Graeme assisted at the birth holding the little hooves till the head came clear and Jennifer, whose evening walk had been interrupted, lay near somewhat disgruntled. Later she did assist tugging out the placenta and disposed of it by eating it.
For over an hour after the birth, Molly licked her son all the while making lovingly tender, guttural grunts and bleats. Within 20 minutes the babe, Son of Sam the Ram, was up and swaying on his leggy legs.
Email fans were consulted on the name of the lamb. Many suggestions were forthcoming.
In a small ceremony in the tiny back yard of Graeme's daughter's Paddington pad, with son Silas, daughter Softly and son-in-law Darren as witnesses, the lamb's head was dabbed with champagne and we toasted to the health and happiness of Jolly Jesus.
Jolly as in a hybrid of Jennifer and Molly and also as in Jolly Jumbuck; Jesus because of the alliteration and because Silas, soon off to Mexico, said it is a popular name there. And also Jesus as in The Lamb.
May Jolly Jesus evoke many smiles.
What a miracle life is.
"The great Tao flows everywhere.
All things are born of it,
yet it doesn't create them.
It pours itself into its work,
yet makes no claim.
It nourishes infinite worlds,
yet doesn't hold onto them.
Since it is merged in all things
and hidden in their hearts,
it can be called humble.
Since all things vanish into it
and it alone endures,
it can be called great.
It isn't aware of its greatness;
thus it is truly great."
During 2003 Graeme went to visit his daughter in Laos and had to find care for his flock. It was a time of severe drought and the only place Graeme could find agistment was Nmbgee, a multiple occupancy community in the hills nort of Nimbin. But it had a no dog rule.

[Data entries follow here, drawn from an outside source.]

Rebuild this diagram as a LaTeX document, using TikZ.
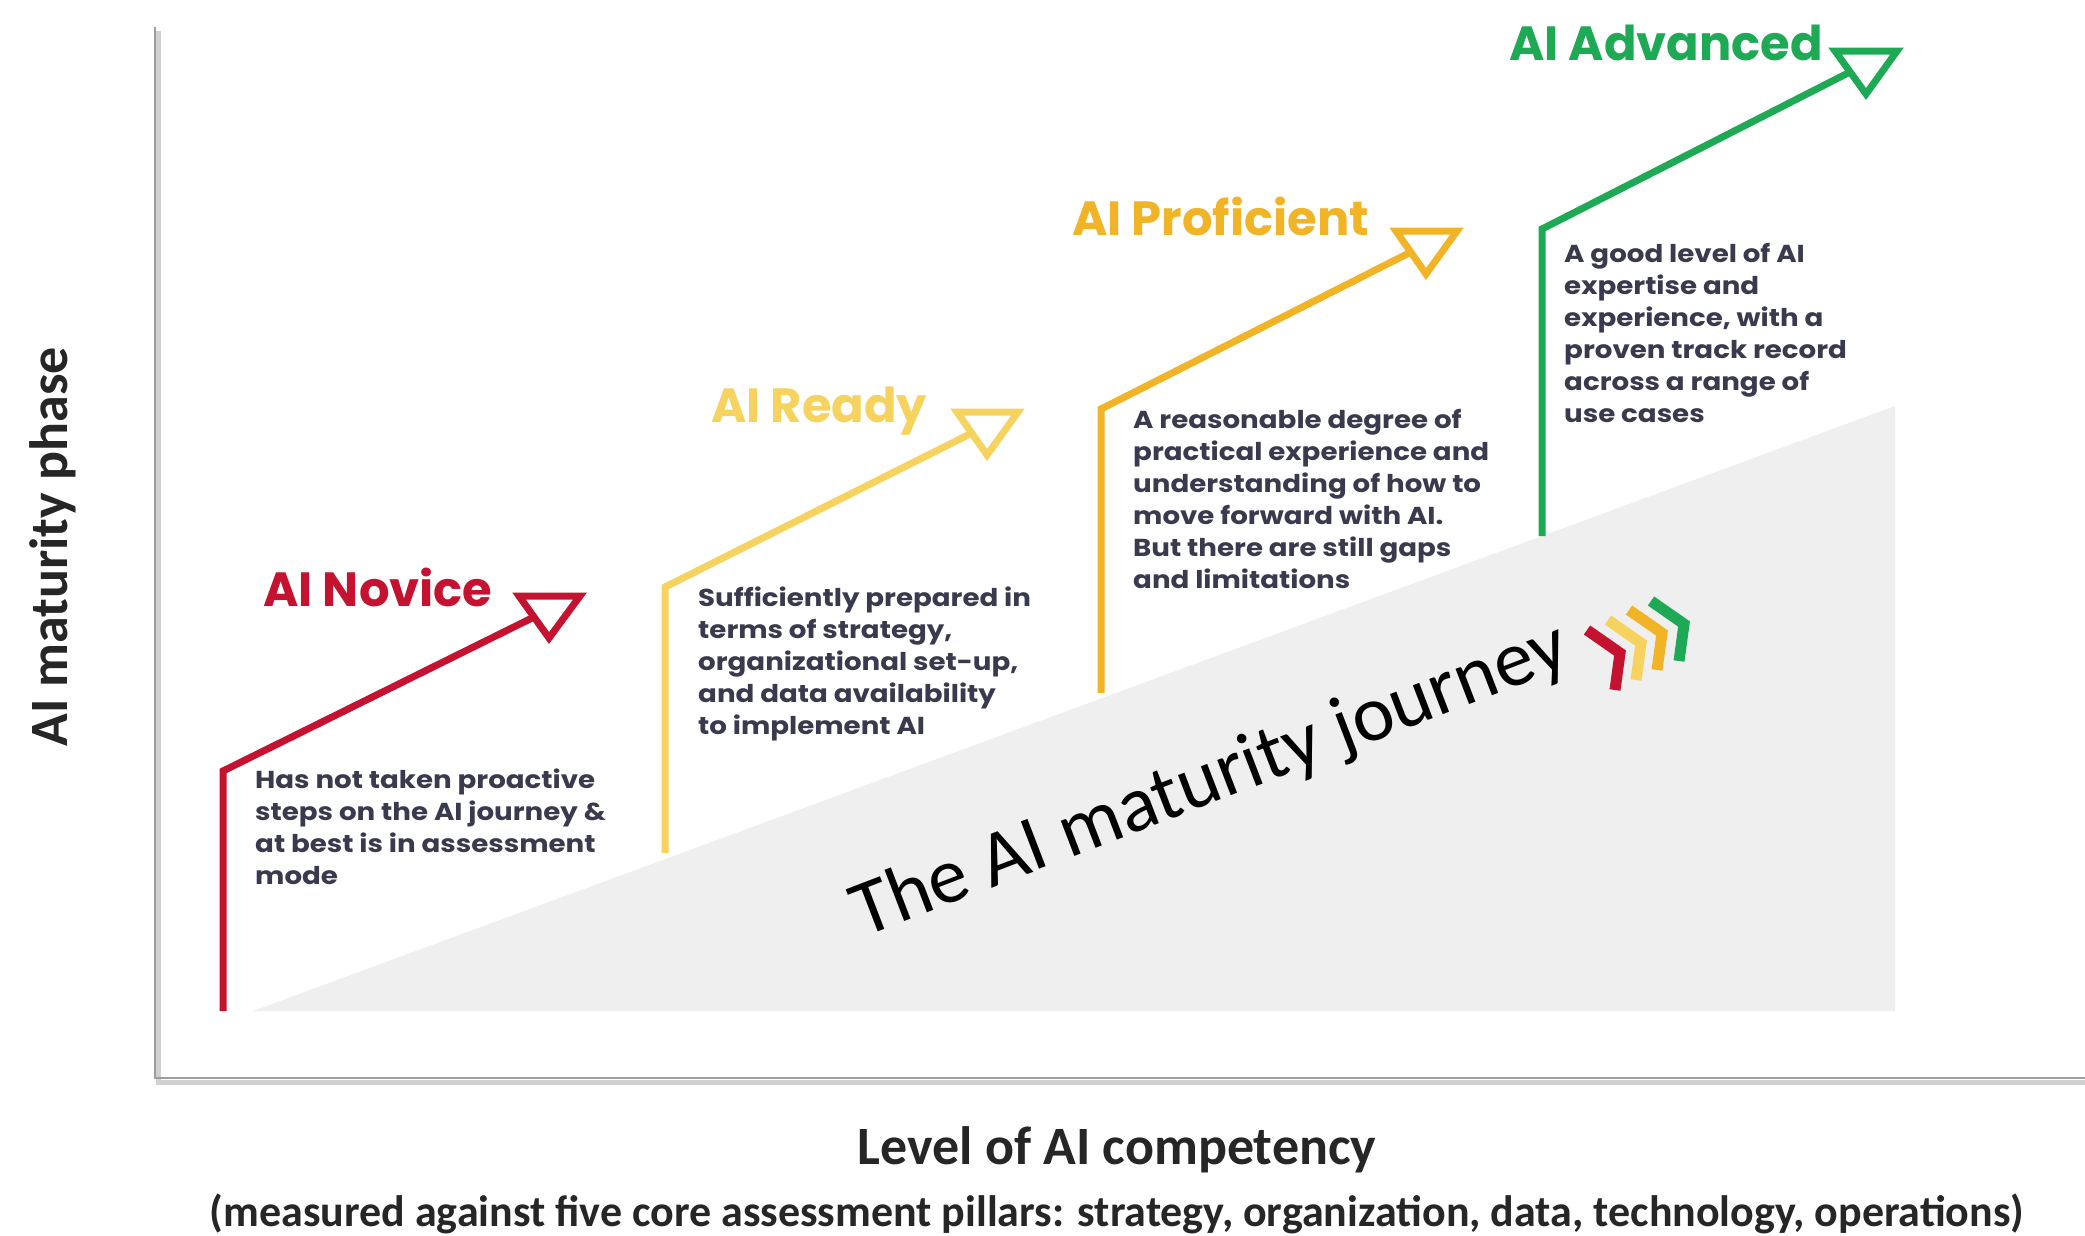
\documentclass[tikz,border=0pt]{standalone}
\usepackage{fontspec}
\newfontfamily\popfont{Poppins}
\newfontfamily\popdesc{Poppins}[FakeStretch=1.13]
\newfontfamily\carfont{Carlito}
\definecolor{novicec}{HTML}{C41230}
\definecolor{readyc}{HTML}{F6D35E}
\definecolor{profc}{HTML}{F1B427}
\definecolor{advc}{HTML}{1EAA55}
\definecolor{descc}{HTML}{3A3A4E}
\definecolor{graybg}{HTML}{EFEFEF}
\definecolor{axisc}{HTML}{9E9E9E}
\begin{document}
\begin{tikzpicture}[x=1pt,y=-1pt,
  stepline/.style={line width=7pt, line join=miter, line cap=butt},
  headline/.style={font=\popfont\bfseries\fontsize{48}{52}\selectfont, anchor=base west, inner sep=0pt},
  desc/.style={font=\popdesc\bfseries\fontsize{24.5}{32}\selectfont, text=descc, align=left, anchor=north west, inner sep=0pt},
  axlabel/.style={font=\carfont\bfseries\fontsize{54}{58}\selectfont, text=black!85, inner sep=0pt},
  chev/.style={line width=11pt, line join=miter, line cap=butt}
]
\useasboundingbox (0,0) rectangle (2085,1235);
\fill[white] (0,0) rectangle (2085,1235);

% background wedge
\coordinate (g1) at (253,1011);
\coordinate (g2) at (1895,406);
\coordinate (g3) at (1895,1011);
\fill[graybg] (g1) -- (g2) -- (g3) -- cycle;

% axes
\coordinate (ytop) at (155,27);
\coordinate (orig) at (155,1078);
\coordinate (xend) at (2085,1078);
\draw[line width=5pt, black!18] ([shift={(3,4)}]ytop) -- ([shift={(3,4)}]orig) -- ([shift={(3,4)}]xend);
\draw[line width=2.5pt, axisc] (ytop) -- (orig) -- (xend);

% AI Novice
\coordinate (nB) at (223,1011);
\coordinate (nC) at (223,771);
\coordinate (nE) at (534,617);
\draw[stepline, novicec] (nB) -- (nC) -- (nE);
\draw[stepline, novicec] (519,596) -- (580,596) -- (549,638) -- cycle;
\node[headline, text=novicec] (nT) at (263,606) {AI Novice};
\node[desc] (nD) at (255,769) {Has not taken proactive\\steps on the AI journey \&\\at best is in assessment\\mode};

% AI Ready
\coordinate (rB) at (665,853);
\coordinate (rC) at (665,587);
\coordinate (rE) at (972,433);
\draw[stepline, readyc] (rB) -- (rC) -- (rE);
\draw[stepline, readyc] (957,412) -- (1018,412) -- (987,455) -- cycle;
\node[headline, text=readyc] (rT) at (711,422) {AI Ready};
\node[desc] (rD) at (698,587) {Sufficiently prepared in\\terms of strategy,\\organizational set-up,\\and data availability\\to implement AI};

% AI Proficient
\coordinate (pB) at (1101,693);
\coordinate (pC) at (1101,409);
\coordinate (pE) at (1411,252);
\draw[stepline, profc] (pB) -- (pC) -- (pE);
\draw[stepline, profc] (1396,231) -- (1457,231) -- (1426,274) -- cycle;
\node[headline, text=profc] (pT) at (1072,235) {AI Proficient};
\node[desc] (pD) at (1133,409) {A reasonable degree of\\practical experience and\\understanding of how to\\move forward with AI.\\But there are still gaps\\and limitations};

% AI Advanced
\coordinate (aB) at (1542,536);
\coordinate (aC) at (1542,229);
\coordinate (aE) at (1850,72);
\draw[stepline, advc] (aB) -- (aC) -- (aE);
\draw[stepline, advc] (1835,51) -- (1897,51) -- (1866,94) -- cycle;
\node[headline, text=advc] (aT) at (1509,60) {AI Advanced};
\node[desc] (aD) at (1564,243) {A good level of AI\\expertise and\\experience, with a\\proven track record\\across a range of\\use cases};

% journey text
\node[font=\carfont\fontsize{79}{83}\selectfont, rotate=21, anchor=base, inner sep=0pt] (jT) at (1218,801) {The AI maturity journey};

% chevrons
\draw[chev, novicec] (1587,630) -- (1620,653) -- (1615,690);
\draw[chev, readyc] (1608,620) -- (1641,643) -- (1636,680);
\draw[chev, profc] (1629,610) -- (1662,633) -- (1657,670);
\draw[chev, advc] (1651,601) -- (1684,624) -- (1679,661);

% axis labels
\node[axlabel, rotate=90] (yl) at (53,547) {AI maturity phase};
\node[axlabel] (xl) at (1117,1150) {Level of AI competency};
\node[font=\carfont\bfseries\fontsize{44}{48}\selectfont, text=black!85, inner sep=0pt] (xs) at (1117,1214) {(measured against five core assessment pillars: strategy, organization, data, technology, operations)};
\end{tikzpicture}
\end{document}
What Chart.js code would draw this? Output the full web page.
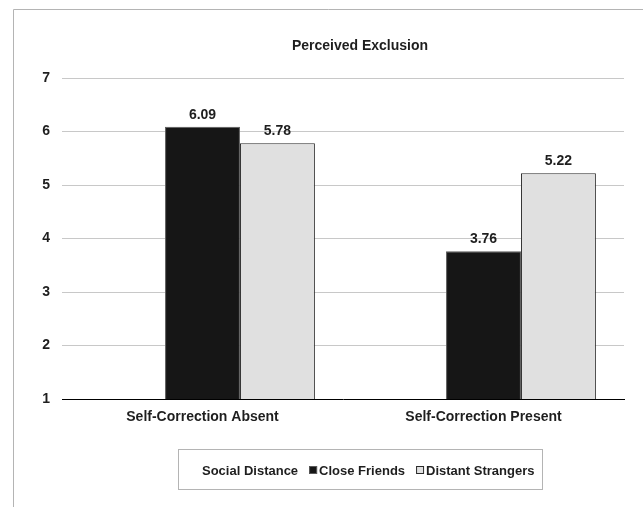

So it was that Jennifer was separated for Molly and Jolly. Molly always seemed to know that such a separation would be her doom and so it was. After Graeme had returned to Australia but not yet back to Nmbngee, he learned that Molly had been found drowned and partly eaten in a dam on the property.
Seems it was a dingo. Graeme was later to come across a dingo walking on the property. The chewed corpses of wallabies and potaroos confirmed the persistent presence of the predator.
The death of Molly meant Jolly was without a sheep companion and Graeme was without a trailer (it had been crushed during the wreck of the Peacebus 2 September 2002) to carry Jolly with him.
Graeme put Jolly in with a flock of 20 sheep owned by the former Nimbin police sargeant, Neville Plush, and gazed on his property by Mulgum Creek on the Lismore side of Nimbin. Neville had been a shearer in Brewarinna before joining the NSW Police force and he had kept an abiding affection for sheep. He had built himself a shearing stand and did his own shearing even though his back ached from the effort.
Graeme fitted out his Mitsubishi van as his replacement Peacebus and he and Jennifer hit the road with their crusading again. Jennifer showed no signs of missing Molly and Jolly. She had done her duty by them but in truth they seemed to bore her. She much preferred the company and the guarding of Graeme.
It was over 12 months before Graeme returned to Nimbin and caught up with Neville Plush. He was down cast when relaying the news that all his flock including Jolly were dead, drowned after being driven into Mulgum creek one night a month before by a pack of dogs.
So sad. Molly had been an affectionate through cautious companion and she had opened Graeme's understanding to the intelligence and prescience of sheep.
Jolly had been delight as a gamboling lamb and he much more affectionate to humans than his mother. Too affectionate for comfort in fact, for he had learned to take food from table and want to climb in laps. Castrated and de-tailed, Jolly grew big and quick.
They were happy days and no regrets. Travelling became easier for Graeme without sheep.